Folha de S. Paulo


Seleção natural e darwinismo social

Um em cada três jovens de países da África subsaariana vai morrer de Aids. Só no ano passado, 2,2 milhões de pessoas morreram por causa da síndrome na região, que concentra 70% dos portadores do vírus HIV no mundo. Em Botsuana, no sul, onde 35% da população adulta está contaminada, dois terços dos que hoje têm 15 anos vão morrer da doença.
É o pior lugar para nascer. Riscada do mapa econômico, a África virou a latrina do mundo. Lá, já existiram civilizações fortes, impérios mesmo. Em pleno subsaara, um exemplo foi o império do Mali, que floresceu em 1300. Rico em ouro, atraía comerciantes que chegavam a pagar quatro vezes a mais pelo sal quando entravam em seu cobiçado território.
Foi tudo destruído. Centenas de guerras e tesouros saqueados. Depois, veio a exportação em massa de escravos, com a retalhação de tribos. Mais tarde, a colonização e a espoliação européias, que desenharam a geografia política do lugar de acordo com seus interesses econômicos.
Nessa fase, europeus tentaram buscar justificativa moral para sua exploração africana nas idéias de Charles Darwin. Num malabarismo intelectual sujo, transferiram a teoria da seleção natural (os mais aptos é que sobrevivem e vencem) para a sociologia. Criaram o "darwinismo social", que, depois, desembocou no racismo.
É curioso que os números sobre a tragédia da Aids na África de hoje tenham sido divulgados ao mesmo tempo que a decifração do genoma humano. Feito histórico da ciência, a descoberta sobre o código genético enterra qualquer teoria racista. Mas, ao mesmo tempo, traz à tona todo um debate moral e ético sobre "seleção" da espécie que faria Darwin se arrepiar.
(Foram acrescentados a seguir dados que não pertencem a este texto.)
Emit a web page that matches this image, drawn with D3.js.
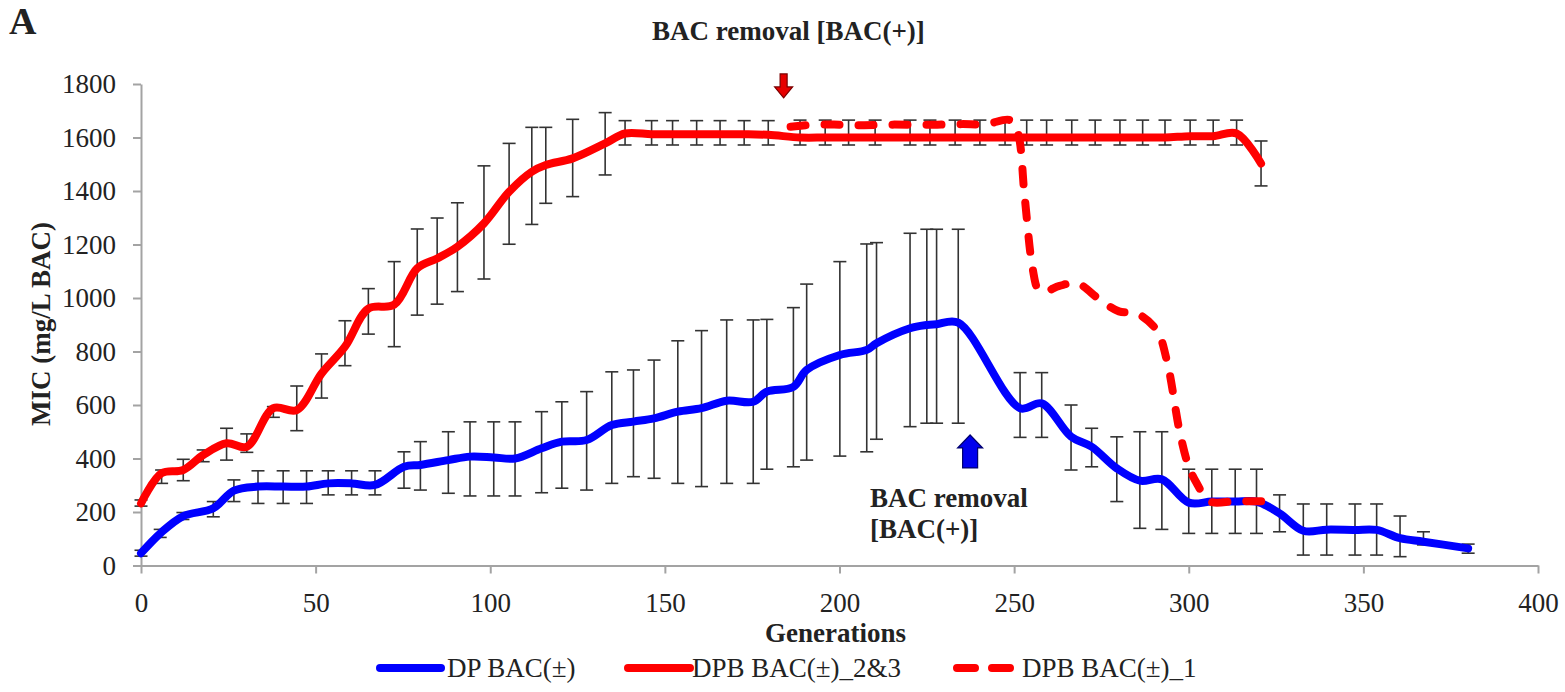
<!DOCTYPE html>
<html>
<head>
<meta charset="utf-8">
<script src="https://cdn.jsdelivr.net/npm/d3@7"></script>
<style>
  html, body { margin: 0; padding: 0; background: #fff; }
  svg { display: block; }
  text { font-family: "Liberation Serif", "Times New Roman", serif; fill: #222; }
</style>
</head>
<body>
<svg id="chart" width="1565" height="692"></svg>
<script>
// ---------- DATA ----------
const xTicks = [0, 50, 100, 150, 200, 250, 300, 350, 400];
const yTicks = [0, 200, 400, 600, 800, 1000, 1200, 1400, 1600, 1800];

// DP BAC(±)
const genDP = [0, 5.5, 12, 20.7, 26.6, 33.5, 40.7, 47.4, 53.6, 60.3,
  67, 75.3, 80, 88, 94.2, 101, 107.1, 114.7, 120.5, 127.6,
  134.8, 141, 146.9, 153.7, 160.5, 167.7, 175.3, 179.2, 186.8, 190.6,
  200.1, 207.8, 210.6, 220.2, 225, 227.8, 234, 251.7, 257.9, 266.3,
  272.2, 279.4, 286, 292.3, 300, 306.6, 313.3, 319.4, 326, 332.8,
  339.5, 347.6, 353.8, 360.5, 367.2, 380];
const valDP = [46, 120, 184, 214, 280, 295, 295, 295, 307, 307,
  301, 369, 376, 394, 407, 404, 400, 438, 463, 469,
  525, 538, 550, 575, 588, 616, 612, 650, 668, 731,
  787, 806, 831, 887, 899, 902, 908, 588, 606, 482,
  444, 363, 317, 322, 235, 239, 239, 239, 195, 130,
  134, 133, 133, 102, 89, 64];
const lowDP = [35, 105, 172, 182, 239, 232, 232, 232, 264, 264,
  264, 289, 282, 270, 260, 260, 260, 272, 289, 282,
  307, 332, 326, 307, 295, 307, 307, 360, 369, 394,
  409, 425, 472, 519, 532, 532, 532, 479, 479, 357,
  369, 239, 139, 135, 120, 120, 120, 120, 126, 39,
  39, 39, 39, 33, 77, 46];
const highDP = [57, 135, 198, 239, 320, 354, 354, 354, 354, 354,
  354, 425, 463, 500, 537, 537, 537, 575, 612, 650,
  724, 731, 768, 840, 878, 918, 918, 920, 964, 1052,
  1136, 1202, 1207, 1242, 1257, 1257, 1257, 721, 721, 600,
  513, 481, 500, 500, 360, 360, 360, 360, 264, 230,
  230, 230, 230, 185, 126, 80];

// DPB BAC(±)_2&3
const genDPB23 = [0, 5.9, 12.1, 17.8, 24.5, 30.3,
  37.9, 44.6, 51.7, 58.4, 65.1,
  72.5, 79.1, 84.8, 90.6, 98.2,
  105.4, 111.9, 115.9, 123.6, 132.9,
  138.6, 146.2, 152.2, 159.1, 165.8, 172.7,
  179.6,
  188.7, 195.9, 202.6, 210.2, 220.2, 225.9, 233.1, 240.2, 247.4,
  253.6, 259.3, 266.5, 273.2, 280.3, 286.8,
  293.2, 300.4, 307, 313.7, 320.7];
const valDPB23 = [232, 345, 357, 413, 457, 444,
  588, 581, 718, 818, 960,
  975, 1111, 1148, 1192, 1279,
  1397, 1472, 1497, 1522, 1578,
  1615, 1612, 1612, 1612, 1612, 1612,
  1610,
  1600, 1600, 1600, 1600, 1600, 1600, 1600, 1600, 1600,
  1600, 1600, 1600, 1600, 1600, 1600,
  1600, 1605, 1605, 1615, 1503];
const lowDPB23 = [222, 307, 317, 388, 394, 423,
  554, 504, 626, 747, 865,
  818, 936, 977, 1024, 1071,
  1201, 1275, 1354, 1379, 1460,
  1572, 1572, 1572, 1572, 1572, 1572,
  1572,
  1572, 1572, 1572, 1572, 1572, 1572, 1572, 1572, 1572,
  1572, 1572, 1572, 1572, 1572, 1572,
  1572, 1572, 1572, 1572, 1419];
const highDPB23 = [245, 357, 397, 432, 513, 492,
  594, 671, 791, 915, 1035,
  1136, 1258, 1299, 1356, 1494,
  1578, 1638, 1638, 1668, 1693,
  1663, 1663, 1663, 1663, 1663, 1663,
  1663,
  1665, 1665, 1665, 1665, 1665, 1665, 1665, 1665, 1665,
  1665, 1665, 1665, 1665, 1665, 1665,
  1665, 1665, 1665, 1665, 1587];

// DPB BAC(±)_1
const genDPB1 = [186, 193, 200, 207, 214, 221, 228, 235, 242, 248.8,
  251, 253, 255.3, 257, 259, 263, 268, 274.6, 280, 285,
  290.8, 293.7, 297.5, 300, 302.3, 306, 313, 319, 325.2];
const valDPB1 = [1640, 1648, 1648, 1646, 1648, 1648, 1648, 1650, 1650, 1665,
  1620, 1380, 1110, 1030, 1025, 1045, 1055, 993, 950, 943,
  880, 768, 494, 370, 307, 240, 240, 240, 240];

const seriesNames = ["DP BAC(\u00b1)", "DPB BAC(\u00b1)_2&3", "DPB BAC(\u00b1)_1"];
const removalText = ["BAC removal [BAC(+)]", "BAC removal", "[BAC(+)]"];
const removalGen = [184, 237.4];      // generations where BAC was removed (red, blue)
const arrowVal = [1748, 488];         // arrow tip MIC level (red, blue)

// ---------- DRAW ----------
const svg = d3.select("#chart");
const x = d3.scaleLinear().domain([0, 400]).range([141, 1538]);
const y = d3.scaleLinear().domain([0, 1800]).range([565.5, 84]);

const AXIS = "#a3a3a3";
const BLUE = "#0000ff", RED = "#ff0000";

// axes
const yAxis = svg.append("g").attr("transform", `translate(${x(0)},0)`)
  .call(d3.axisLeft(y).tickValues(yTicks).tickFormat(d3.format("d"))
    .tickSize(8).tickSizeOuter(0).tickPadding(17));
const xAxis = svg.append("g").attr("transform", `translate(0,${y(0)})`)
  .call(d3.axisBottom(x).tickValues(xTicks).tickFormat(d3.format("d"))
    .tickSize(8).tickSizeOuter(0).tickPadding(19));
[yAxis, xAxis].forEach(g => {
  g.select(".domain").attr("stroke", AXIS).attr("stroke-width", 2);
  g.selectAll(".tick line").attr("stroke", AXIS).attr("stroke-width", 2);
  g.selectAll(".tick text").style("font-family", '"Liberation Serif", serif')
    .style("font-size", "27px").attr("fill", "#222");
});

// error bars
function errorBars(gens, lows, highs) {
  const g = svg.append("g").attr("stroke", "#333").attr("stroke-width", 1.6).attr("fill", "none");
  const idx = d3.range(gens.length);
  g.selectAll("line.stem").data(idx).enter().append("line")
    .attr("x1", i => x(gens[i])).attr("x2", i => x(gens[i]))
    .attr("y1", i => y(lows[i])).attr("y2", i => y(highs[i]));
  g.selectAll("line.capT").data(idx).enter().append("line")
    .attr("x1", i => x(gens[i]) - 6.5).attr("x2", i => x(gens[i]) + 6.5)
    .attr("y1", i => y(highs[i])).attr("y2", i => y(highs[i]));
  g.selectAll("line.capB").data(idx).enter().append("line")
    .attr("x1", i => x(gens[i]) - 6.5).attr("x2", i => x(gens[i]) + 6.5)
    .attr("y1", i => y(lows[i])).attr("y2", i => y(lows[i]));
}
errorBars(genDP, lowDP, highDP);
errorBars(genDPB23, lowDPB23, highDPB23);

// lines
const line = d3.line().x(d => x(d[0])).y(d => y(d[1])).curve(d3.curveCatmullRom.alpha(0.5));
const DASH = "15,19";
function drawLine(gens, vals, color, dash) {
  svg.append("path").datum(d3.zip(gens, vals))
    .attr("d", line).attr("fill", "none").attr("stroke", color)
    .attr("stroke-width", 8).attr("stroke-linecap", "round").attr("stroke-linejoin", "round")
    .attr("stroke-dasharray", dash || null);
}
drawLine(genDP, valDP, BLUE);
drawLine(genDPB23, valDPB23, RED);
drawLine(genDPB1, valDPB1, RED, DASH);

// arrows
function arrow(cx, tipY, dir, shaftHW, headHW, headLen, shaftLen, fill, stroke) {
  // dir = +1 pointing down, -1 pointing up
  const hb = tipY - dir * headLen, se = hb - dir * shaftLen;
  const pts = [[cx, tipY], [cx + headHW, hb], [cx + shaftHW, hb], [cx + shaftHW, se],
               [cx - shaftHW, se], [cx - shaftHW, hb], [cx - headHW, hb]];
  svg.append("path").attr("d", "M" + pts.map(p => p.join(",")).join("L") + "Z")
    .attr("fill", fill).attr("stroke", stroke).attr("stroke-width", 1.2);
}
arrow(x(removalGen[0]), y(arrowVal[0]), 1, 3.5, 9, 11, 13, "#e60000", "#7a0000");
arrow(x(removalGen[1]), y(arrowVal[1]), -1, 7.5, 12.5, 13, 20, "#0000ee", "#000070");

// annotations
svg.append("text").attr("x", 652).attr("y", 40).attr("font-weight", "bold")
  .style("font-size", "27px").text(removalText[0]);
svg.append("text").attr("x", 870).attr("y", 507).attr("font-weight", "bold")
  .style("font-size", "27px").text(removalText[1]);
svg.append("text").attr("x", 870).attr("y", 538).attr("font-weight", "bold")
  .style("font-size", "27px").text(removalText[2]);

// panel letter
svg.append("text").attr("x", 9).attr("y", 34).attr("font-weight", "bold")
  .style("font-size", "38px").attr("fill", "#111").text("A");

// axis titles
svg.append("text").attr("transform", "translate(41,324) rotate(-90)")
  .attr("text-anchor", "middle").attr("dominant-baseline", "central")
  .attr("font-weight", "bold").style("font-size", "27px").text("MIC (mg/L BAC)");
svg.append("text").attr("x", (x(0) + x(400)) / 2 - 4).attr("y", 642)
  .attr("text-anchor", "middle").attr("font-weight", "bold")
  .style("font-size", "27px").text("Generations");

// legend
const legendItems = [
  {x0: 380, x1: 441, tx: 447, color: BLUE, dash: null},
  {x0: 628, x1: 690, tx: 692, color: RED, dash: null},
  {x0: 957, x1: 1016, tx: 1022, color: RED, dash: "18,17"}
];
const lg = svg.append("g");
legendItems.forEach((d, i) => {
  lg.append("line").attr("x1", d.x0).attr("x2", d.x1).attr("y1", 668).attr("y2", 668)
    .attr("stroke", d.color).attr("stroke-width", 8).attr("stroke-linecap", "round")
    .attr("stroke-dasharray", d.dash);
  lg.append("text").attr("x", d.tx).attr("y", 677).style("font-size", "27px").text(seriesNames[i]);
});
</script>
</body>
</html>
Bill Clinton deu um tom solene ao anúncio e liberou o imaginário sobre o futuro da espécie humana: gente próxima da perfeição, resistente a doenças e com as características físicas que "o mercado" ditar. O que não ficou claro é como será o comando desse processo e a quais interesses estará submetido. A disputa comercial já explicitada provoca preocupações.
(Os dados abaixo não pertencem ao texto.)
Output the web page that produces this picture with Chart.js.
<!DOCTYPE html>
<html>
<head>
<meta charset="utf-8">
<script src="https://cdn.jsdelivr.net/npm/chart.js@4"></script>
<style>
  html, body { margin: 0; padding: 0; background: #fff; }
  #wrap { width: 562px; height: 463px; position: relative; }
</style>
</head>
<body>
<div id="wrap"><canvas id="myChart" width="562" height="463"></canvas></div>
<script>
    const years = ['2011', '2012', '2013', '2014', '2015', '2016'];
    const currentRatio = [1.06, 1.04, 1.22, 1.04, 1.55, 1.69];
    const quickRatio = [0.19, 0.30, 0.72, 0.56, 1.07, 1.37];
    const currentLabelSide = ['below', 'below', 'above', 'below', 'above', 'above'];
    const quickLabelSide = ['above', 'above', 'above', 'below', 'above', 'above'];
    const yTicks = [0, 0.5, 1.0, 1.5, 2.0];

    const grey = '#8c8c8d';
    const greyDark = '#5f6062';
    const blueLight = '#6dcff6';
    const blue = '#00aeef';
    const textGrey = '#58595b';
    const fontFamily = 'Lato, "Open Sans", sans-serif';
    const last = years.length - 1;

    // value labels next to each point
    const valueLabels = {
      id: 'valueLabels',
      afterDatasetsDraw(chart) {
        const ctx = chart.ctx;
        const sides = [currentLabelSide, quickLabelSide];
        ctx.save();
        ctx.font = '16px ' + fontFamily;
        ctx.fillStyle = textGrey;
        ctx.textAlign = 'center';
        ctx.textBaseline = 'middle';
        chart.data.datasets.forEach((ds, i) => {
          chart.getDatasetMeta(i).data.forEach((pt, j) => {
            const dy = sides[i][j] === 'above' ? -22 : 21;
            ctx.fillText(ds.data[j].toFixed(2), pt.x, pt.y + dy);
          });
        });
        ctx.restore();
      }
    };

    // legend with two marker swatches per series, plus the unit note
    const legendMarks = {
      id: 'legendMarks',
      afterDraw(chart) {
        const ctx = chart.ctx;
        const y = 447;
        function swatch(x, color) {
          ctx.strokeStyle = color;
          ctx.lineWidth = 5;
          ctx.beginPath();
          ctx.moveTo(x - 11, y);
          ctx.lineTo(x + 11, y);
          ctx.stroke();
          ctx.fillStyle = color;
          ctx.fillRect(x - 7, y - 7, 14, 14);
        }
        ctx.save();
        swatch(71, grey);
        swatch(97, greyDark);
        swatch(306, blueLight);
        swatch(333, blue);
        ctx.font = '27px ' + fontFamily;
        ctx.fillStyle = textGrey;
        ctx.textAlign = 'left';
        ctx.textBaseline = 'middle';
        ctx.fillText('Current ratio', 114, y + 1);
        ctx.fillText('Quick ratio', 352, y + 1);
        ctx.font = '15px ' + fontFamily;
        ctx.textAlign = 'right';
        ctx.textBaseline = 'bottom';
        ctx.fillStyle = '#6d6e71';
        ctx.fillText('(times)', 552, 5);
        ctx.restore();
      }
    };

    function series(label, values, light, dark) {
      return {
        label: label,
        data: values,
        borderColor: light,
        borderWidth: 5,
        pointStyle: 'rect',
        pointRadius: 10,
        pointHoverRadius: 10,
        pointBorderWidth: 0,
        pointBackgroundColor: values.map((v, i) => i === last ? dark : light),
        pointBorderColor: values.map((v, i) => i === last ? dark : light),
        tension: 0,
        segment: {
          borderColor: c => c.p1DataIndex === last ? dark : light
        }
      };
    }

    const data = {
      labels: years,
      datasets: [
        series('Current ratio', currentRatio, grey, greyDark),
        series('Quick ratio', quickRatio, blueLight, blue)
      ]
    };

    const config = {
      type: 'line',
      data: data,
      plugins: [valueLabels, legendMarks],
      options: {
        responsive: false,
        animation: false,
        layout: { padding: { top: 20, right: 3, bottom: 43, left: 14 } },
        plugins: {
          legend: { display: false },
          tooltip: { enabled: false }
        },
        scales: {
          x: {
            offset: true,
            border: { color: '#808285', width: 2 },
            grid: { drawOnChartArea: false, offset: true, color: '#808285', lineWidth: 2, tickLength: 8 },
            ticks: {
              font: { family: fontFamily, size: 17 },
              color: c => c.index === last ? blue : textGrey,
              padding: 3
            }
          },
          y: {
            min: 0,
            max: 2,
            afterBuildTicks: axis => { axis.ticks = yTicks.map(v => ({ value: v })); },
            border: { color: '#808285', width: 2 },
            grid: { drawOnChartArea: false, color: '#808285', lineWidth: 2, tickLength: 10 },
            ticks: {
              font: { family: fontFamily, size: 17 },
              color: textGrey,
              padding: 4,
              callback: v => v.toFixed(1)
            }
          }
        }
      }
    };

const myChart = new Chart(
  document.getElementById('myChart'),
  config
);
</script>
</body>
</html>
É óbvio que o avanço científico deve ser comemorado e estimulado. Mas deve ser acompanhado do debate sobre os desdobramentos sociais. Será possível garantir a universalização das conquistas da medicina que ocorrerão após o mapeamento genético? Nesse capítulo sobre igualdade, a história tem sido cruel.
Basta olhar as últimas estatísticas divulgadas pela ONU. Em 1960, os 20% mais ricos do mundo tinham renda 30 vezes maior que os 20% mais pobres. Em 95, a diferença aumentou para 82 vezes. O número de pessoas vivendo com menos de US$ 1 por dia no mundo aumentou 20% entre 95 e hoje (a população cresceu 7% no período).
O mundo está mais desigual. A África que morre de Aids é apenas a ponta mais pobre e estraçalhada dessa situação. Enquanto o Norte rico e avançado anuncia a revolução da genética e a provável cura de doenças, outra parte patina e afunda, sofrendo uma "seleção econômica" terrível.
O Brasil está no meio do caminho. Um dos líderes da concentração de renda, convive com a riqueza cercada de áfricas por todos os lados. Seria bom que o progresso da biologia chegasse até a política e o social. Sem seleção de "espécies".